Fig. 7 Etats-Unis : la croissance des salaires horaires ralentit fortement fin 2022 tout en restant élevé, ce qui demande à être confirmé par les autres mesures des salaires
Côté salaires, le salaire horaire moyen ralentit beaucoup plus qu’attendu, ce qui suggère des pressions inflationnistes un peu moins fortes à moyen terme. En effet, le revenu horaire moyen décélère à 4,6% en glissement annuel, contre 5% attendu. Cela représente un net ralentissement par rapport aux plus de 5,5% enregistrés plus tôt dans l’année, même si cela reste au-dessus du niveau compatible avec un retour durable de l’inflation vers les 2% (qui est de l’ordre de 3,5% si la productivité du travail croît de 1,5% par an).
Cela dit, il est trop tôt pour être convaincu que les salaires ralentissent vraiment.
Fig. 8 Etats-Unis : l’emploi augmente plus dans les secteurs à bas salaires, ce qui distord les salaires horaires moyens

Premièrement, le salaire horaire moyen est affecté par les changements de composition de l’emploi, qui biaise en 2022 la croissance des salaires à la baisse. En effet, la croissance de l’emploi est tirée par les PME dans certains secteurs des services pour lesquelles les salaires sont plus bas que dans le reste de l’économie (loisirs, hôtellerie, restauration …). C’est pour cela que les mesures de salaires qui corrigent des effets de composition, comme l’indicateur de coût de l’emploi ou la mesure de salaire de la Fed d’Atlanta, n’avaient quasiment pas ralenties depuis l’été. Malheureusement ces mesures plus propres des salaires sont publiées avec retard, et il faudra donc attendre leur publication pour la fin 2022 pour juger de la vraie dynamique des salaires.

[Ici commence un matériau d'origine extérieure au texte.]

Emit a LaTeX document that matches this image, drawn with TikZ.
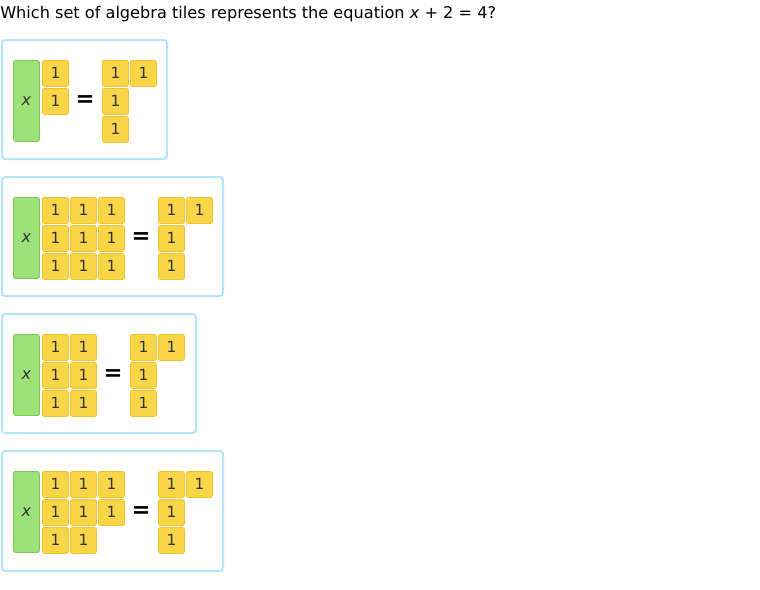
\documentclass[tikz,border=0pt]{standalone}
\usepackage{fontspec}
\setmainfont{DejaVu Sans}
\usetikzlibrary{positioning}
\definecolor{TileYellow}{HTML}{F9D548}
\definecolor{TileEdge}{HTML}{F0C230}
\definecolor{XGreen}{HTML}{9DE179}
\definecolor{XEdge}{HTML}{7CC95A}
\definecolor{PanelBlue}{HTML}{B5E5FA}
\definecolor{Ink}{HTML}{333333}

\begin{document}
\begin{tikzpicture}[
    x=0.75pt, y=-0.75pt,
    panel/.style={draw=PanelBlue, line width=1.5pt, rounded corners=2.5pt},
    unit/.style={
        draw=TileEdge, fill=TileYellow, rounded corners=1.2pt, line width=0.6pt,
        minimum size=19.5pt, inner sep=0pt, anchor=north west,
        font=\fontsize{11.5}{12}\selectfont, text=Ink
    },
    xtile/.style={
        draw=XEdge, fill=XGreen, rounded corners=1.2pt, line width=0.6pt,
        minimum width=19.5pt, minimum height=60.75pt, inner sep=0pt,
        anchor=north west, font=\fontsize{12}{12}\selectfont\itshape, text=Ink
    },
    eqsign/.style={font=\fontsize{17}{18}\selectfont\bfseries, text=black, inner sep=0pt}
]
\useasboundingbox (0,0) rectangle (760,589);

% =============================================
% Question
% =============================================
\node[anchor=base west, inner sep=0pt, font=\fontsize{12.1}{14}\selectfont, text=black]
    (question) at (0,18) {Which set of algebra tiles represents the equation \textit{x} + 2 = 4?};

% =============================================
% Choice 1: x + 2 = 4
% =============================================
\draw[panel] (2,40) rectangle (167,159);
\node[xtile] (xa) at (13,60) {x};
\foreach \r in {0,1}
    \node[unit] (la-\r) at (42,60+28*\r) {1};
\node[eqsign] (eqa) at (85,101) {=};
\node[unit] (ra-1) at (102,60) {1};
\node[unit] (ra-2) at (130,60) {1};
\node[unit] (ra-3) at (102,88) {1};
\node[unit] (ra-4) at (102,116) {1};

% =============================================
% Choice 2: x + 9 = 4
% =============================================
\draw[panel] (2,177) rectangle (223,296);
\node[xtile] (xb) at (13,197) {x};
\foreach \c in {0,1,2}
    \foreach \r in {0,1,2}
        \node[unit] (lb-\c-\r) at (42+28*\c,197+28*\r) {1};
\node[eqsign] (eqb) at (141,238) {=};
\node[unit] (rb-1) at (158,197) {1};
\node[unit] (rb-2) at (186,197) {1};
\node[unit] (rb-3) at (158,225) {1};
\node[unit] (rb-4) at (158,253) {1};

% =============================================
% Choice 3: x + 6 = 4
% =============================================
\draw[panel] (2,314) rectangle (196,433);
\node[xtile] (xc) at (13,334) {x};
\foreach \c in {0,1}
    \foreach \r in {0,1,2}
        \node[unit] (lc-\c-\r) at (42+28*\c,334+28*\r) {1};
\node[eqsign] (eqc) at (113,375) {=};
\node[unit] (rc-1) at (130,334) {1};
\node[unit] (rc-2) at (158,334) {1};
\node[unit] (rc-3) at (130,362) {1};
\node[unit] (rc-4) at (130,390) {1};

% =============================================
% Choice 4: x + 8 = 4
% =============================================
\draw[panel] (2,451) rectangle (223,571);
\node[xtile] (xd) at (13,471) {x};
\foreach \c in {0,1,2}
    \foreach \r in {0,1}
        \node[unit] (ld-\c-\r) at (42+28*\c,471+28*\r) {1};
\node[unit] (ld-0-2) at (42,527) {1};
\node[unit] (ld-1-2) at (70,527) {1};
\node[eqsign] (eqd) at (141,512) {=};
\node[unit] (rd-1) at (158,471) {1};
\node[unit] (rd-2) at (186,471) {1};
\node[unit] (rd-3) at (158,499) {1};
\node[unit] (rd-4) at (158,527) {1};

\end{tikzpicture}
\end{document}
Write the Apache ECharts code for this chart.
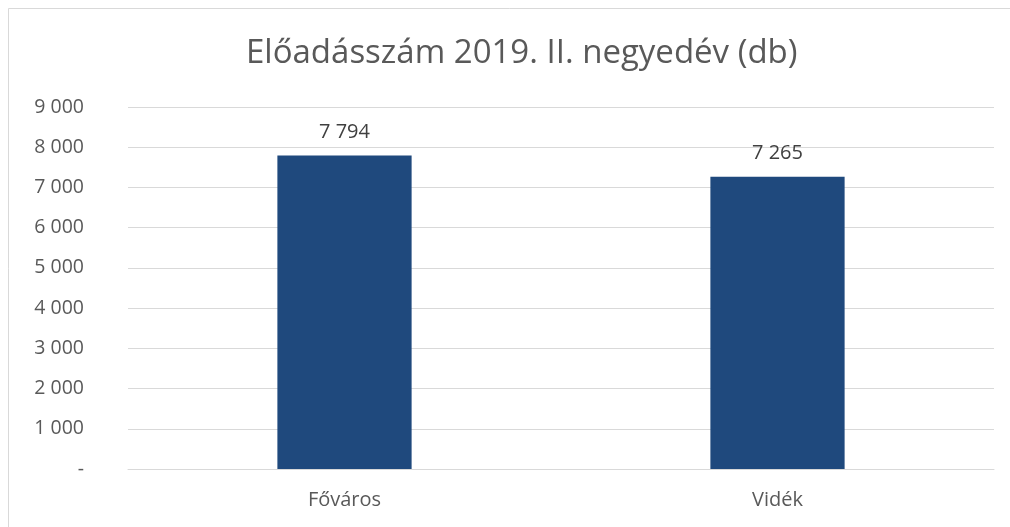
<!DOCTYPE html>
<html lang="hu">
<head>
    <meta charset="UTF-8">
    <title>Előadásszám 2019. II. negyedév</title>
    <script src="https://cdn.jsdelivr.net/npm/echarts@6/dist/echarts.min.js"></script>
    <style>
        html, body { margin: 0; padding: 0; background: #fff; }
        #container { width: 1010px; height: 527px; }
    </style>
</head>
<body>
<div id="container"></div>
<script type="text/javascript">
    // adatok
    var categories = ['Főváros', 'Vidék'];
    var values = [7794, 7265];
    var titleText = 'Előadásszám 2019. II. negyedév (db)';

    function fmt(v) {
        if (v === 0) return '-';
        return String(v).replace(/\B(?=(\d{3})+(?!\d))/g, ' ');
    }

    var myChart = echarts.init(document.getElementById('container'));
    var font = '"Open Sans", "Noto Sans", sans-serif';
    var option = {
        backgroundColor: '#fff',
        animation: false,
        textStyle: { fontFamily: font },
        title: {
            text: titleText,
            left: 241,
            top: 32,
            textStyle: { fontSize: 33, fontWeight: 'normal', color: '#595959', fontFamily: font }
        },
        graphic: [{
            type: 'rect',
            shape: { x: 8.5, y: 8.5, width: 1200, height: 700 },
            style: { fill: 'none', stroke: '#d9d9d9', lineWidth: 1 },
            silent: true
        }],
        grid: { left: 128, right: 16, top: 107, bottom: 58 },
        xAxis: {
            type: 'category',
            data: categories,
            axisLine: { lineStyle: { color: '#d9d9d9', width: 1 } },
            axisTick: { show: false },
            axisLabel: { color: '#595959', fontSize: 20, margin: 21, fontFamily: font }
        },
        yAxis: {
            type: 'value',
            min: 0,
            max: 9000,
            interval: 1000,
            axisLine: { show: false },
            axisTick: { show: false },
            splitLine: { lineStyle: { color: '#d9d9d9', width: 1 } },
            axisLabel: {
                color: '#595959', fontSize: 19.5, margin: 44, fontFamily: font,
                formatter: fmt
            }
        },
        series: [{
            type: 'bar',
            data: values,
            barWidth: '31%',
            itemStyle: { color: '#1f497d' },
            label: {
                show: true,
                position: 'top',
                distance: 13,
                color: '#404040',
                fontSize: 20,
                fontFamily: font,
                formatter: function (p) { return fmt(p.value); }
            }
        }]
    };
    myChart.setOption(option);
</script>
</body>
</html>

Fig. 9 Etats-Unis : Surtout il semble compliqué d’espérer un net ralentissement tant que le marché du travail reste aussi tendu

Deuxièmement, le ralentissement de la croissance des revenus horaire ne s’accompagne pas d’une détente des tensions sur le marché du travail, qui semble toujours être en surchauffe. Les indicateurs très suivis par la Fed pour juger des pressions salariales futures ne se calment toujours pas. Ainsi, il y a toujours 1,8 emplois vacants par chômeur, plus que jamais avant le choc du Covid. Aussi le taux de démission, un indicateur de la confiance des ménages dans leur capacité d’obtenir des salaires plus élevés, restait fin 2022 plus élevé que jamais avant le Covid.